* [STATED PROBLEM]:
Your output must be the lines below from the line containing "Rebuild this chart" to the line containing "0.19, 0.1, 0.03]", both lines included, reproduced exactly and without pictures.

(Figure scripts)
----------

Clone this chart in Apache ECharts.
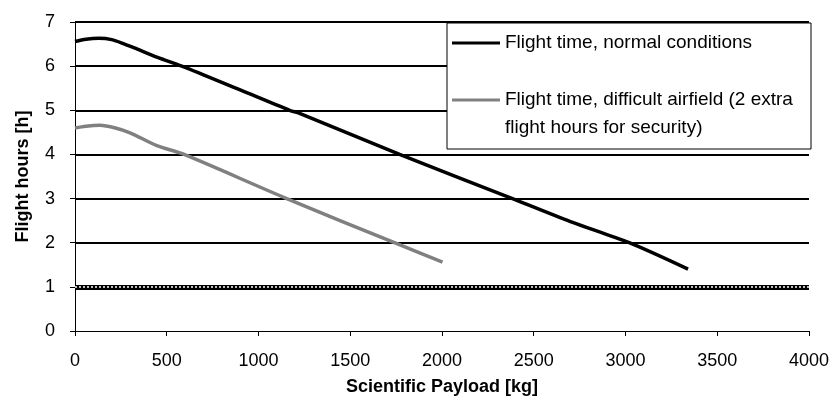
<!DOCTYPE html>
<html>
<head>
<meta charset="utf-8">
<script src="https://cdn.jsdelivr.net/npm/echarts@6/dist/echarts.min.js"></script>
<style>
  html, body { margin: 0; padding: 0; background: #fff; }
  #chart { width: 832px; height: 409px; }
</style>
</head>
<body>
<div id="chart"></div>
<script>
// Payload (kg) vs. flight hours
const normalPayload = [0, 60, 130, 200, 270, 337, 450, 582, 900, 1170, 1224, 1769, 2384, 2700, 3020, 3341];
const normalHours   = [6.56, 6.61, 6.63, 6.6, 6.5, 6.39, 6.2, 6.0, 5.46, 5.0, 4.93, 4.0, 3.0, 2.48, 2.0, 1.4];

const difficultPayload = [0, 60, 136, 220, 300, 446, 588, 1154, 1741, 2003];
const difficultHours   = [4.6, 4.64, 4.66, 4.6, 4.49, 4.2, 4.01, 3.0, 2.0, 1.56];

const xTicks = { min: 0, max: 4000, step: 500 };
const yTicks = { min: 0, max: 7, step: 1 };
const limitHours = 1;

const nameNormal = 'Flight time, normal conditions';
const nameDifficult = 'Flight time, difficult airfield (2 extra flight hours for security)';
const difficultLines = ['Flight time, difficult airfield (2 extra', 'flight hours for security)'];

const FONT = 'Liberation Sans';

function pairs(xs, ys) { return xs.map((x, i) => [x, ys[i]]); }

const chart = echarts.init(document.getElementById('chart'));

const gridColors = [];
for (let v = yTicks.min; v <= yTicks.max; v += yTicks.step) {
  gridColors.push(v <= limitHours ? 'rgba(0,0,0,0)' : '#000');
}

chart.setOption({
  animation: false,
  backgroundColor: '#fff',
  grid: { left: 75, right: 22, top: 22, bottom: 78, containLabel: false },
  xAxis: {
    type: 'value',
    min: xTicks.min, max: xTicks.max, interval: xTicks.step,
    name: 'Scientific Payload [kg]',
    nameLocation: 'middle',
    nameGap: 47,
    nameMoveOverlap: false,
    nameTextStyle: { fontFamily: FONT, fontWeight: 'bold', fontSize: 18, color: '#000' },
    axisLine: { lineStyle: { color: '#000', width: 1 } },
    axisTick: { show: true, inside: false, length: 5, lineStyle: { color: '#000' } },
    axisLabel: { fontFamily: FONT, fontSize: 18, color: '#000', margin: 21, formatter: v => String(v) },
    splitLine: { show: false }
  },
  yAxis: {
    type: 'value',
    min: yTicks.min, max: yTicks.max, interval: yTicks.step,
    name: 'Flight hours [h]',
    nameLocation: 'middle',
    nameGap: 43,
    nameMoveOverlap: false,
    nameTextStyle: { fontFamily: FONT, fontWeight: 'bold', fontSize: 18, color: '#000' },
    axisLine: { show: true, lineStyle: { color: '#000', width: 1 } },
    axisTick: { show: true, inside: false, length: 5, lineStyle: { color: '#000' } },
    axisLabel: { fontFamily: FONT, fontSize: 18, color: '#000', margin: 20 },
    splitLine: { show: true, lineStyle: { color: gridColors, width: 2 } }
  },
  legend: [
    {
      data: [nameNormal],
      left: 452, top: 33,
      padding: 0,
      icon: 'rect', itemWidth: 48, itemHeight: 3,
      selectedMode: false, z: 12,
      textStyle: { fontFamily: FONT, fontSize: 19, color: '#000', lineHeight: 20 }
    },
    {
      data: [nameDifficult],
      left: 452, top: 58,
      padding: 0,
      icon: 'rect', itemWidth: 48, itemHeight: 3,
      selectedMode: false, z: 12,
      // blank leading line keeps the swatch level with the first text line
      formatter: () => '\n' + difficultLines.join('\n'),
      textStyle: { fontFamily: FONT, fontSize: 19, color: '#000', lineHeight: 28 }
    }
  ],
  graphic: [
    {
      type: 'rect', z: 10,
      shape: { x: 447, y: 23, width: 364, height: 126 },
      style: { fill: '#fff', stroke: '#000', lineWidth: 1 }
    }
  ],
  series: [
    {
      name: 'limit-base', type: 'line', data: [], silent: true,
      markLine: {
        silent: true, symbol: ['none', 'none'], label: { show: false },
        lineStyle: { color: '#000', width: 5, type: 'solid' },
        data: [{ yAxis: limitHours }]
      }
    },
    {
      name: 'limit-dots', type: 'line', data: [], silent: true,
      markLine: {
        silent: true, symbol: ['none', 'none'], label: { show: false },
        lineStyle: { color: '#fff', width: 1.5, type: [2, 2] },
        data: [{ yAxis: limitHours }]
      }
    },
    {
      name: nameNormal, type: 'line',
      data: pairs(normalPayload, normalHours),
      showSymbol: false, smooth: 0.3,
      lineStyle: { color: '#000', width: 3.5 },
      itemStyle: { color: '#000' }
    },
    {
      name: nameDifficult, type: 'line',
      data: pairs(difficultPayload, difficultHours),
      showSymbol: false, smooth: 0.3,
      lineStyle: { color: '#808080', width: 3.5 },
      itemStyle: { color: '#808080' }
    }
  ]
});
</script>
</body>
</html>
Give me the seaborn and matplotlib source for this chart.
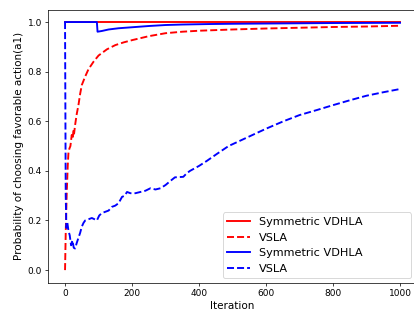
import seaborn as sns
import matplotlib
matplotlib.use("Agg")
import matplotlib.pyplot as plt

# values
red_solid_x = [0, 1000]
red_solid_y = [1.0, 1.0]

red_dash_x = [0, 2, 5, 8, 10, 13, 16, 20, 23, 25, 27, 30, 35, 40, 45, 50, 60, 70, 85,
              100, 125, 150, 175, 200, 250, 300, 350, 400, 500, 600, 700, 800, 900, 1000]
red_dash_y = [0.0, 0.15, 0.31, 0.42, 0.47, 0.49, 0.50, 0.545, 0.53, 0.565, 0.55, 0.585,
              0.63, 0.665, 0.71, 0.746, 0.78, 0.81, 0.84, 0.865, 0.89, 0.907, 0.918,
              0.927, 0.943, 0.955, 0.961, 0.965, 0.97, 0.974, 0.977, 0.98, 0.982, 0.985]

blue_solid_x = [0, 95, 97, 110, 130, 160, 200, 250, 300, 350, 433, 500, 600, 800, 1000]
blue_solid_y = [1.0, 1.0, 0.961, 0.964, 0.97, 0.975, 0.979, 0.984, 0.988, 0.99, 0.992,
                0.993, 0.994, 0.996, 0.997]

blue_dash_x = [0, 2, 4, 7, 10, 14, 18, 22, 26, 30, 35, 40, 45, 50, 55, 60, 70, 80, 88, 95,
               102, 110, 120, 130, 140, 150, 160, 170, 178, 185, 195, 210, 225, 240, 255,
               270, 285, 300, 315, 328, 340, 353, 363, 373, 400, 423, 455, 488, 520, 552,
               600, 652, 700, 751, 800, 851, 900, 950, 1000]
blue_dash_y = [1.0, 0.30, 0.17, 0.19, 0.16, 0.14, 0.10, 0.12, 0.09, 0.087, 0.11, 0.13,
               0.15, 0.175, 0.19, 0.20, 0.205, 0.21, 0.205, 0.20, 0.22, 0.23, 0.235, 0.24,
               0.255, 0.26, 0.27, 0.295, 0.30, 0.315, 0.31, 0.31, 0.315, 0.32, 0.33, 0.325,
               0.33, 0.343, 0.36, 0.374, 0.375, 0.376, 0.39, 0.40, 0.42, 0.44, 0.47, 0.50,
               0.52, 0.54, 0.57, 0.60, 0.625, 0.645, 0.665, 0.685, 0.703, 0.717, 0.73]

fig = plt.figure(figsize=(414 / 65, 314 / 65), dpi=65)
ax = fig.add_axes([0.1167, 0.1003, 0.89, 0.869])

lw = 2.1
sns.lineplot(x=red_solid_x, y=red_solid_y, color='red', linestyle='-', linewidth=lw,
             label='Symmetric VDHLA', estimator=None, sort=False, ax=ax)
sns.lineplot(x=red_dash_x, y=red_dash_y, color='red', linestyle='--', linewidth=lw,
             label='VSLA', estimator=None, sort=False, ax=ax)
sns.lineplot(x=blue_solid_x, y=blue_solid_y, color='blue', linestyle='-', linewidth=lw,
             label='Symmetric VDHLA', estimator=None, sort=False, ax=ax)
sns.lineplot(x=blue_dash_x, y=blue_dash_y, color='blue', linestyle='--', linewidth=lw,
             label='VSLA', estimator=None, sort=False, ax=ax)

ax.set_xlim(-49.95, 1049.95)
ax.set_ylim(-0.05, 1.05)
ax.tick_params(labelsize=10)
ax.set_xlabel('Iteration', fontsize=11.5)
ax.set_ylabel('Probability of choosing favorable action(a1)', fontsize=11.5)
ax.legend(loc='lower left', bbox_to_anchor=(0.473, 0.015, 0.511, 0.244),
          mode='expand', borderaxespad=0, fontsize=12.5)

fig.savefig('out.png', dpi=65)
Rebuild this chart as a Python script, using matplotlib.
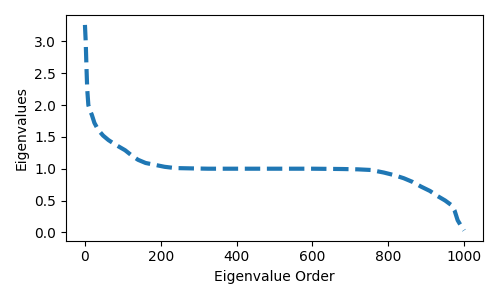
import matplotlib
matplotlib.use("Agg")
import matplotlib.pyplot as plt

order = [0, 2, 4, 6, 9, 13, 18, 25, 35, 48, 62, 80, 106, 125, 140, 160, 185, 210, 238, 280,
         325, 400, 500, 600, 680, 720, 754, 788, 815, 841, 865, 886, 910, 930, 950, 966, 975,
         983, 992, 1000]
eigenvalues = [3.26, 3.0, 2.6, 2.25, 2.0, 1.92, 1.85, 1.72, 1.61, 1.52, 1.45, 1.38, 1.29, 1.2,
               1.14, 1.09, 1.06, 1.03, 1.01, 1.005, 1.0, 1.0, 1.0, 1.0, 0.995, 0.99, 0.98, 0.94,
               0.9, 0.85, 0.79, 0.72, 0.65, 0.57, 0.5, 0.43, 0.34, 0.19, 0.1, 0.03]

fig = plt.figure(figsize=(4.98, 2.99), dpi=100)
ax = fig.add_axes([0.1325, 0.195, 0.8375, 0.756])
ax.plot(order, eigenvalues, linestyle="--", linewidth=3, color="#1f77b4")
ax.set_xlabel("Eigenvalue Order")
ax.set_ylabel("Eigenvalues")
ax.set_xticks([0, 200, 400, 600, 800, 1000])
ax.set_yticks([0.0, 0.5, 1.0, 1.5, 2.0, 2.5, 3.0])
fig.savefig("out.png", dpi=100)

----------

* [EXERCISE OUTPUT]:
Rebuild this chart as a Python script, using matplotlib.
import matplotlib
matplotlib.use("Agg")
import matplotlib.pyplot as plt

order = [0, 2, 4, 6, 9, 13, 18, 25, 35, 48, 62, 80, 106, 125, 140, 160, 185, 210, 238, 280,
         325, 400, 500, 600, 680, 720, 754, 788, 815, 841, 865, 886, 910, 930, 950, 966, 975,
         983, 992, 1000]
eigenvalues = [3.26, 3.0, 2.6, 2.25, 2.0, 1.92, 1.85, 1.72, 1.61, 1.52, 1.45, 1.38, 1.29, 1.2,
               1.14, 1.09, 1.06, 1.03, 1.01, 1.005, 1.0, 1.0, 1.0, 1.0, 0.995, 0.99, 0.98, 0.94,
               0.9, 0.85, 0.79, 0.72, 0.65, 0.57, 0.5, 0.43, 0.34, 0.19, 0.1, 0.03]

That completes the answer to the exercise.